Joseph Carter Abbott (July 15, 1825October 8, 1881) was a Union Army colonel during the American Civil War who was awarded the grade of brevet brigadier general of volunteers and a Republican United States Senator from the state of North Carolina between 1868 and 1871. During his career in private life he was a lawyer, newspaper editor and businessman. He also served as collector of the port of Wilmington, inspector of posts along the eastern line of the southern coast during the Rutherford B. Hayes Administration, and special agent of the United States Treasury Department.

Early life
Abbott was born in Concord, New Hampshire to farmer Aaron Carter Abbott and Nancy Badger, and graduated from Phillips Academy in Andover, Massachusetts, in 1846, having studied there and under private auspices. He studied law at Concord, and was admitted to the bar in 1852. From 1852 to 1857, Abbott was the owner and editor of the Daily American newspaper, in Manchester, New Hampshire. His success with it led to his being given the position of editor of the Boston Atlas and Bee, which he held from 1859 through 1861.

He served as adjutant general for New Hampshire from 1855–61, reorganizing the state militia during that time. He was also a member of the commission to adjust the boundary between New Hampshire and Canada. He early joined the Know Nothing Party, and during all these years was a frequent contributor to the magazines, being particularly interested in historical matters.

Civil War
In December 1861, Abbott became the lieutenant colonel of the 7th New Hampshire Volunteer Infantry Regiment and participated in the battles of Port Royal Sound, St.

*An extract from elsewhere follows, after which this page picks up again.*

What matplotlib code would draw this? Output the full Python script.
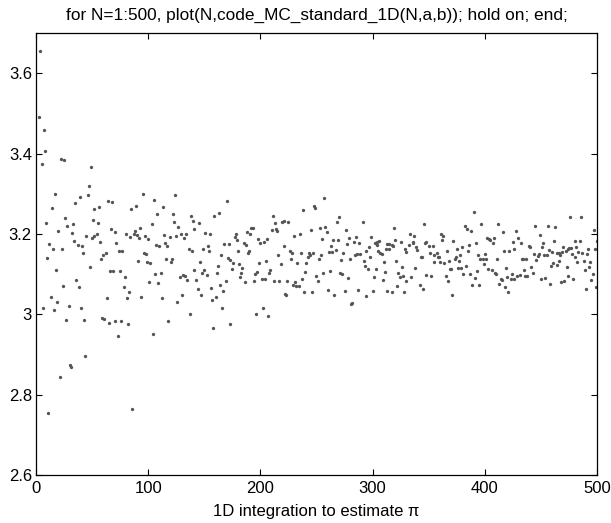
import matplotlib
matplotlib.use("Agg")
import matplotlib.pyplot as plt

plt.rcParams["font.family"] = ["Liberation Sans", "DejaVu Sans"]

# Monte Carlo estimates of pi for sample sizes N = 1..500
n_a = [4, 3, 7, 8, 5, 22, 25, 49, 17, 47, 46, 39, 35, 14, 64, 68, 52, 56, 9, 26, 51, 55, 28, 33,
       20, 32, 67, 70, 45, 50, 52, 54, 12, 34, 37, 41, 57, 71, 15, 23, 42, 62, 60, 58, 10, 48,
       18, 66, 69, 36, 24, 38, 13, 19, 63, 6, 16, 29, 40, 27, 43, 59, 61, 65, 70, 44, 30, 31, 21, 11]
est_a = [3.656, 3.491, 3.458, 3.407, 3.375, 3.388, 3.385, 3.367, 3.300, 3.319, 3.297, 3.293,
         3.278, 3.265, 3.283, 3.279, 3.263, 3.267, 3.227, 3.241, 3.234, 3.228, 3.221, 3.225,
         3.208, 3.203, 3.212, 3.205, 3.196, 3.191, 3.194, 3.201, 3.175, 3.183, 3.173, 3.171,
         3.179, 3.177, 3.162, 3.162, 3.154, 3.154, 3.148, 3.138, 3.141, 3.119, 3.111, 3.109,
         3.109, 3.085, 3.070, 3.068, 3.043, 3.030, 3.041, 3.017, 3.010, 3.020, 3.017, 2.985,
         2.986, 2.992, 2.989, 2.979, 2.983, 2.896, 2.873, 2.868, 2.843, 2.755]

n_b = [74, 77, 75, 79, 78, 83, 81, 76, 82, 73, 80, 84, 85, 89, 88, 87, 90, 92, 93, 95, 91, 96,
       98, 99, 102, 97, 100, 94, 103, 101, 105, 108, 113, 106, 111, 109, 112, 104, 107, 110, 114,
       115, 117, 119, 116, 120, 121, 118, 124, 122, 123, 127, 125, 129, 132, 134, 138, 140, 141,
       136, 139, 141, 128, 131, 133, 135, 130, 126, 137, 86]
est_b = [3.158, 3.157, 3.109, 3.092, 3.069, 3.055, 3.041, 2.983, 2.976, 2.947, 3.200, 3.192,
         3.262, 3.271, 3.207, 3.199, 3.197, 3.189, 3.215, 3.300, 3.133, 3.153, 3.150, 3.131,
         3.129, 3.196, 3.188, 3.044, 3.224, 3.081, 3.285, 3.251, 3.268, 3.101, 3.103, 3.078,
         3.041, 2.952, 3.173, 3.171, 3.198, 3.178, 3.169, 3.192, 3.137, 3.130, 3.138, 2.983,
         3.297, 3.251, 3.229, 3.217, 3.196, 3.199, 3.190, 3.201, 3.246, 3.233, 3.213, 3.164,
         3.158, 3.110, 3.092, 3.097, 3.095, 3.085, 3.049, 3.031, 3.001, 2.765]

n_c = [145, 146, 143, 144, 147, 170, 159, 163, 151, 155, 149, 153, 154, 150, 148, 152, 156, 157,
       160, 158, 162, 161, 165, 164, 167, 169, 166, 168, 172, 171, 173, 176, 175, 173, 178, 177,
       179, 180, 181, 184, 183, 182, 186, 185, 187, 188, 191, 192, 193, 189, 190, 198, 200, 203,
       206, 210, 211, 213, 214, 199, 205, 209, 208, 195, 197, 194, 201, 204, 212, 196, 202, 207]
est_c = [3.228, 3.131, 3.085, 3.062, 3.048, 3.282, 3.246, 3.252, 3.202, 3.201, 3.163, 3.169,
         3.158, 3.110, 3.103, 3.097, 3.066, 3.036, 3.043, 2.965, 3.121, 3.104, 3.147, 3.072,
         3.058, 3.084, 3.015, 3.175, 3.175, 3.141, 3.135, 3.129, 3.113, 2.977, 3.200, 3.192,
         3.184, 3.158, 3.125, 3.115, 3.104, 3.093, 3.080, 3.178, 3.173, 3.204, 3.199, 3.216,
         3.216, 3.153, 3.157, 3.187, 3.178, 3.179, 3.187, 3.210, 3.245, 3.228, 3.212, 3.128,
         3.132, 3.110, 3.102, 3.101, 3.105, 3.083, 3.087, 3.089, 3.083, 3.002, 3.017, 2.997]

n_d = [215, 217, 216, 218, 219, 221, 225, 221, 224, 222, 223, 226, 228, 227, 229, 230, 235, 231,
       232, 234, 233, 236, 238, 237, 240, 239, 241, 242, 243, 244, 247, 245, 246, 248, 249, 250,
       251, 252, 254, 253, 255, 257, 258, 259, 256, 261, 262, 260, 263, 264, 265, 266, 267, 268,
       270, 269, 271, 273, 274, 272, 275, 276, 277, 279, 280, 278, 281, 282, 283, 284, 285]
est_d = [3.208, 3.084, 3.148, 3.125, 3.229, 3.232, 3.231, 3.169, 3.084, 3.050, 3.049, 3.158,
         3.154, 3.139, 3.072, 3.196, 3.201, 3.081, 3.070, 3.070, 3.128, 3.154, 3.261, 3.087,
         3.105, 3.056, 3.128, 3.143, 3.154, 3.148, 3.154, 3.210, 3.055, 3.270, 3.264, 3.095,
         3.084, 3.139, 3.147, 3.215, 3.188, 3.290, 3.218, 3.204, 3.104, 3.155, 3.109, 3.061,
         3.170, 3.155, 3.185, 3.048, 3.161, 3.230, 3.243, 3.184, 3.104, 3.100, 3.153, 3.136,
         3.057, 3.211, 3.176, 3.191, 3.139, 3.090, 3.026, 3.029, 3.180, 3.147, 3.193]

n_e = [288, 289, 291, 286, 292, 293, 294, 296, 297, 298, 299, 302, 303, 304, 304, 305, 306, 307,
       308, 301, 300, 294, 287, 310, 311, 309, 312, 313, 315, 315, 318, 317, 319, 320, 321, 323,
       324, 325, 326, 327, 322, 313, 317, 328, 330, 329, 330, 332, 333, 334, 336, 337, 336, 338,
       339, 340, 342, 343, 344, 345, 346, 347, 348, 348, 350, 351, 352, 354, 355, 355]
est_e = [3.177, 3.150, 3.229, 3.151, 3.133, 3.121, 3.159, 3.112, 3.168, 3.144, 3.193, 3.178,
         3.112, 3.173, 3.180, 3.159, 3.183, 3.154, 3.150, 3.093, 3.059, 3.046, 3.061, 3.131,
         3.106, 3.085, 3.164, 3.174, 3.174, 3.162, 3.170, 3.172, 3.216, 3.185, 3.134, 3.102,
         3.093, 3.180, 3.119, 3.095, 3.070, 3.058, 3.055, 3.056, 3.084, 3.162, 3.156, 3.173,
         3.200, 3.093, 3.180, 3.195, 3.178, 3.115, 3.168, 3.160, 3.072, 3.142, 3.142, 3.064,
         3.226, 3.177, 3.179, 3.098, 3.169, 3.152, 3.095, 3.171, 3.147, 3.130]

n_f = [357, 358, 359, 360, 361, 363, 362, 364, 366, 365, 367, 368, 369, 370, 371, 372, 373, 374,
       375, 376, 377, 378, 379, 380, 381, 382, 383, 384, 385, 386, 387, 388, 389, 390, 391, 392,
       393, 394, 395, 396, 397, 398, 399, 400, 401, 402, 403, 404, 405, 406, 407, 408, 409, 410,
       411, 412, 413, 414, 415, 416, 417, 418, 419, 420, 421, 422, 423, 424, 425, 426, 426, 428]
est_f = [3.153, 3.144, 3.143, 3.130, 3.199, 3.195, 3.184, 3.127, 3.157, 3.095, 3.082, 3.132,
         3.113, 3.113, 3.047, 3.183, 3.139, 3.142, 3.162, 3.116, 3.133, 3.147, 3.116, 3.168,
         3.100, 3.221, 3.121, 3.213, 3.157, 3.173, 3.100, 3.207, 3.072, 3.254, 3.091, 3.178,
         3.109, 3.147, 3.074, 3.139, 3.226, 3.139, 3.125, 3.150, 3.139, 3.191, 3.114, 3.188,
         3.184, 3.110, 3.177, 3.189, 3.104, 3.101, 3.138, 3.225, 3.076, 3.088, 3.085, 3.205,
         3.158, 3.067, 3.115, 3.093, 3.055, 3.159, 3.088, 3.101, 3.180, 3.163, 3.088, 3.207]

n_g = [430, 432, 429, 431, 433, 434, 437, 435, 436, 438, 439, 440, 441, 443, 444, 445, 446, 447,
       448, 449, 450, 451, 452, 453, 454, 455, 456, 457, 458, 459, 460, 461, 462, 463, 464, 464,
       466, 466, 467, 468, 469, 470, 471, 472, 473, 474, 474, 475, 476, 477, 478, 479, 480, 480,
       481, 482, 483, 485, 486, 487, 488, 489, 490, 491, 492, 493, 494, 495, 496, 497, 498, 499, 500]
est_g = [3.190, 3.177, 3.096, 3.099, 3.138, 3.139, 3.139, 3.110, 3.096, 3.095, 3.170, 3.168,
         3.117, 3.104, 3.150, 3.221, 3.135, 3.146, 3.150, 3.197, 3.087, 3.168, 3.177, 3.148,
         3.090, 3.148, 3.221, 3.161, 3.076, 3.120, 3.155, 3.127, 3.183, 3.218, 3.124, 3.154,
         3.153, 3.133, 3.149, 3.080, 3.155, 3.168, 3.084, 3.159, 3.119, 3.163, 3.096, 3.166,
         3.243, 3.165, 3.150, 3.087, 3.142, 3.182, 3.167, 3.131, 3.155, 3.183, 3.242, 3.152,
         3.134, 3.110, 3.063, 3.150, 3.163, 3.119, 3.130, 3.085, 3.100, 3.209, 3.163, 3.067, 3.182]

x_ticks = [0, 100, 200, 300, 400, 500]
y_ticks = [2.6, 2.8, 3.0, 3.2, 3.4, 3.6]
y_tick_labels = ["2.6", "2.8", "3", "3.2", "3.4", "3.6"]

n_all = n_a + n_b + n_c + n_d + n_e + n_f + n_g
est_all = est_a + est_b + est_c + est_d + est_e + est_f + est_g

fig = plt.figure(figsize=(6.11, 5.23), dpi=100)
ax = fig.add_axes([0.0589, 0.0918, 0.9182, 0.8446])

ax.plot(n_all, est_all, linestyle="none", marker="o", markersize=2.4,
        markerfacecolor="#555555", markeredgecolor="none")

ax.set_xlim(0, 500)
ax.set_ylim(2.6, 3.7)
ax.set_xticks(x_ticks)
ax.set_yticks(y_ticks)
ax.set_yticklabels(y_tick_labels)
ax.tick_params(direction="in", length=4, width=0.8, top=True, right=True,
               labelsize=12, colors="black")
ax.tick_params(axis="x", pad=4)
ax.tick_params(axis="y", pad=3)
for s in ax.spines.values():
    s.set_linewidth(0.9)
    s.set_color("black")

ax.set_title("for N=1:500, plot(N,code_MC_standard_1D(N,a,b)); hold on; end;",
             fontsize=12.4, pad=10)
ax.set_xlabel("1D integration to estimate \u03c0", fontsize=12, labelpad=6)

fig.savefig("out.png", dpi=100)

John's Bluff, Fort Pulaski and Fort Wagner.  In November 1863, he became colonel of the regiment and led it at the Battle of Olustee and during the subsequent Bermuda Hundred Campaign in Virginia.

During the siege of Petersburg, he commanded the 2nd Brigade, 1st Division, X Corps at Chaffin's Farm and the subsequent actions along the Darbytown and New Market Roads.  The Army of the James was then reorganized and his command became the 2nd Brigade, 2nd Division, XXIV Corps which was attached to the Fort Fisher Expeditionary Corps under Brig. Gen. Alfred H. Terry and participated in the second battle of Fort Fisher and the capture of Wilmington. Although Abbott was not appointed as a full, substantive rank general, on January 25, 1865, President Abraham Lincoln nominated Abbott for appointment to the grade of brevet brigadier general of volunteers, to rank from January 15, 1865 for gallant services in the capture of Fort Fisher and the U.S. Senate confirmed the award on February 14, 1865. During the final stages of the war, he was stationed in Wilmington, North Carolina.

Postbellum
Following the war, Abbott remained in North Carolina. He was active in state politics, serving as a delegate to the State constitutional convention in 1868. During this time, his political strength came primarily through the black population.  He believed in their capacity and assisted in organization and politically counseling them in ways which brought him blunt warnings from the white population.  He was elected to the United States Senate that same year, representing North Carolina in that body for the first time since July 1861, when the state's two senators were expelled following the North Carolina's secession from the Union.  He served as a Senator from July 14, 1868 to March 4, 1871.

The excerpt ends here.